Die Geschichte des Autors Adam (Andrew Scott, Fleabag), der auf seiner autobiografischen Reise seine verstorbenen Eltern wiederfindet, ist keine gewöhnliche Genreerzählung. Andrew Haigh hegt kein Interesse daran, Dinge zu ergründen oder mysteriöse Elemente in die Adaption des Romans Strangers von Taichi Yamada einzuführen. Vielmehr handelt es sich um einen reichhaltig ausgestalteten Wunsch, die auf der Leinwand Gestalt annimmt. Wenn Claire Foy (Die Wundersame Welt des Louis Wain) und Jamie Bell (Snowpiercer) die Rollen von Adams Eltern übernehmen und dabei genauso alt erscheinen wie er, verströmt der Film eine Herzlichkeit, die keine Geheimnisse birgt, sondern tiefe Verbundenheit ausstrahlt. Eine Emotionalität, die Adam nach und nach auf einer romantischen Ebene auch mit seinem Nachbar Harry erreicht. Dieser wird von Paul Mescal verkörpert, der dem Autor dieser Zeilen nach Aftersun erneut das Herz zerbrochen hat. Er und alle anderen Darstellerínnen liefert hier eine kraftvolle Performance ab. Zum dahinschmelzen.
Es wäre einfach gewesen, die Wiederbegegnung zwischen Sohn und Eltern als herzzerreißende Dramatik darzustellen. Genauso effektvoll wie die Inszenierung von Konflikten zwischen ihnen aufgrund ihrer getroffenen Entscheidungen hätte sein können. Doch All of Us Strangers meidet solche plakativen dramatischen Kunstgriffe. Stattdessen gewährt er seinen Charakteren und den Situationen Raum zur Entfaltung. Ja, es gibt Spannungen, und ja, der Film rührt zu Tränen und schreckt gelegentlich vor krassen Sentimentalitäten nicht zurück, aber nichts davon geschieht zufällig. Alles in diesem Werk atmet, ergibt Sinn und trägt dazu bei, unseren Blick auf die Vergangenheit und die bevorstehenden Ereignisse zu erweitern, während es gleichzeitig die Figuren selbst vertieft.

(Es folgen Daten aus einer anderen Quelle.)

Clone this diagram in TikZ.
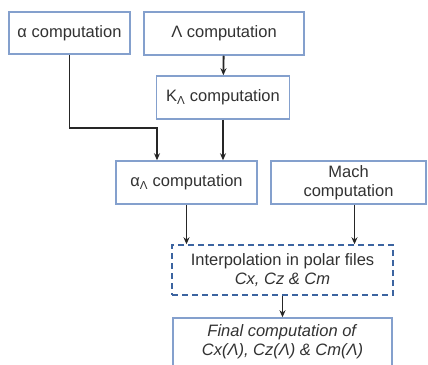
\documentclass[tikz,border=0pt]{standalone}
\usepackage{fontspec}
\setmainfont{Liberation Sans}
\usetikzlibrary{arrows.meta,positioning}
\definecolor{boxblue}{RGB}{132,160,205}
\definecolor{dashblue}{RGB}{60,100,160}
\definecolor{txtgray}{RGB}{50,50,50}
\tikzset{basic/.style={draw=boxblue,line width=1.5pt,fill=white,text=txtgray,align=center,inner sep=2pt,font=\fontsize{16.5}{19}\selectfont}}
\tikzset{calc/.style={basic,rectangle}}
\tikzset{interp/.style={basic,draw=dashblue,dash pattern=on 6pt off 4pt}}
\tikzset{arrow/.style={draw=black!85,line width=1.8pt,-{Stealth[length=7pt,width=6pt]}}}

\begin{document}
\begin{tikzpicture}[x=1pt,y=-1pt]
    \useasboundingbox (0,0) rectangle (428,364);
    \node[calc,minimum width=121pt,minimum height=42pt] (alpha) at (69.5,33) {α computation};
    \node[calc,minimum width=160pt,minimum height=43pt] (lam) at (224,33.5) {Λ computation};
    \node[calc,minimum width=133pt,minimum height=43pt] (klam) at (223,97.5) {K\textsubscript{Λ} computation};
    \node[calc,minimum width=141pt,minimum height=43pt] (alam) at (186.5,182.5) {α\textsubscript{Λ} computation};
    \node[calc,minimum width=155pt,minimum height=43pt] (mach) at (348.5,182.5) {Mach\\computation};
    \node[interp,minimum width=221pt,minimum height=50pt] (polar) at (282.5,270) {Interpolation in polar files\\\textit{Cx, Cz \& Cm}};
    \node[calc,minimum width=219pt,minimum height=48pt] (final) at (282.5,342) {\textit{Final computation of}\\\textit{Cx(Λ), Cz(Λ) \& Cm(Λ)}};

    \coordinate (elbow) at (157,128);

        \path[arrow] (lam) -- (klam);
        \path[arrow] (alpha.south) |- (elbow) -- (elbow |- alam.north);
        \path[arrow] (klam.south) -- (klam.south |- alam.north);
        \path[arrow] (alam.south) -- (alam.south |- polar.north);
        \path[arrow] ([xshift=6pt]mach.south) -- ([xshift=6pt]mach.south |- polar.north);
        \path[arrow] (polar) -- (final);
  \end{tikzpicture}
\end{document}
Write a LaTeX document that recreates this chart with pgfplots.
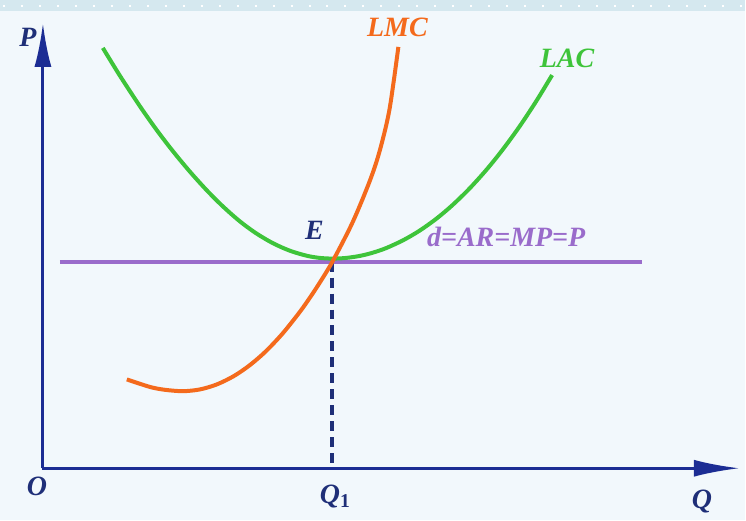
\documentclass[border=0pt]{standalone}
\usepackage{pgfplots}
\pgfplotsset{compat=1.18}
\usepackage{fontspec}
\setmainfont{Liberation Serif}
\usetikzlibrary{arrows.meta}

\definecolor{bgcol}{HTML}{F2F8FC}
\definecolor{bandcol}{HTML}{D5E8EF}
\definecolor{axiscol}{HTML}{1C2D94}
\definecolor{lacgreen}{HTML}{3EC43A}
\definecolor{lmcorange}{HTML}{F46A1C}
\definecolor{dpurple}{HTML}{9A6CCB}
\definecolor{labblue}{HTML}{1F2F78}

\begin{document}
\begin{tikzpicture}[lab/.style={font=\fontsize{14}{16}\selectfont\bfseries\itshape}]
\begin{axis}[
  x=0.5pt, y=0.5pt,
  xmin=0, xmax=746, ymin=0, ymax=521,
  hide axis, clip=false,
]
% background and top band
\addplot[fill=bgcol, draw=none] coordinates {(0,0) (746,0) (746,521) (0,521)} -- cycle;
\addplot[fill=bandcol, draw=none] coordinates {(0,510) (746,510) (746,521) (0,521)} -- cycle;
\addplot[white, line width=1.2pt, dash pattern=on 1pt off 8pt] coordinates {(3,515) (746,515)};

% axes
\addplot[axiscol, line width=1.5pt, -{Latex[length=22pt,width=8.5pt]}] coordinates {(43,52) (43,498)};
\addplot[axiscol, line width=1.5pt, -{Latex[length=23pt,width=8.5pt]}] coordinates {(42.3,52) (741,52)};

% price line d=AR=MP=P
\addplot[dpurple, line width=2pt] coordinates {(60,259) (643,259)};

% Q1 dashed guide
\addplot[labblue, line width=2pt, dash pattern=on 5pt off 3pt] coordinates {(333,259) (333,53)};

% LAC
\addplot[lacgreen, line width=2pt, smooth] coordinates {
  (103,473) (120,445.3) (140,414.8) (157,390.7) (173,369.8) (190,349.3) (207,330.5)
  (223,314.5) (240,299.5) (256,287.7) (273,277.6) (290,270) (307,264.9) (320,262.7)
  (333,262) (346,262.6) (360,264.6) (373,267.8) (387,272.6) (404,280.5) (420,289.8)
  (437,301.9) (453,315.4) (470,331.9) (487,350.7) (503,370.5) (520,393.8) (537,419.5)
  (553,445.8)};

% LMC
\addplot[lmcorange, line width=2pt, smooth] coordinates {
  (127,141) (150,133.5) (165,130.6) (183,129.2) (200,130.9) (217,135.9) (234,144.2)
  (250,155.1) (266,168.9) (283,186.9) (300,208.2) (310,222.3) (320,237.5) (333,259)
  (353,298) (370,338.8) (380,368.8) (390,410.8) (399,474)};

% labels
\node[lab, labblue] at (axis cs:28,484) {P};
\node[lab, labblue] at (axis cs:37,34) {O};
\node[lab, labblue] at (axis cs:336,24) {Q\textsubscript{\upshape 1}};
\node[lab, labblue] at (axis cs:703,19) {Q};
\node[lab, labblue] at (axis cs:315,290) {E};
\node[lab, lmcorange] at (axis cs:398,494) {LMC};
\node[lab, lacgreen] at (axis cs:568,463) {LAC};
\node[lab, dpurple] at (axis cs:507,284) {d=AR=MP=P};
\end{axis}
\end{tikzpicture}
\end{document}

Am Ende verlassen wir und die Kamera diesen Film nicht als Fremde, sondern als Menschen, die etwas über das Leben gelernt haben. Natürlich ist dies eine Illusion, doch auch Utopien können uns und andere bereichern. All of Us Strangers ist ein überzeugendes Beispiel dafür, auch wenn Andrew Haigh nicht den Fehler begeht, die Sehnsucht nach der Vergangenheit und das Eintauchen in alte Zeiten als höchstes Gut anzupreisen. Im Gegenteil verdeutlicht er auf eine relativ unerbittliche, wenn auch wunderschöne Weise, wie Menschen für andere blind werden können, wenn sie sich ausschließlich im Gestern verlieren und nicht im Heute leben. Dieser Film erinnert uns daran, offen für das Leben zu sein, denn sowohl die Vergangenheit als auch die Gegenwart prägen uns mit jeder Erfahrung, sei sie freudig oder schmerzlich. Es ist eine erhebende Melancholie, die den Zuschauer mit inniger Intimität erfüllt und verdeutlicht, wie bewegend und bereichernd das Kino sein kann.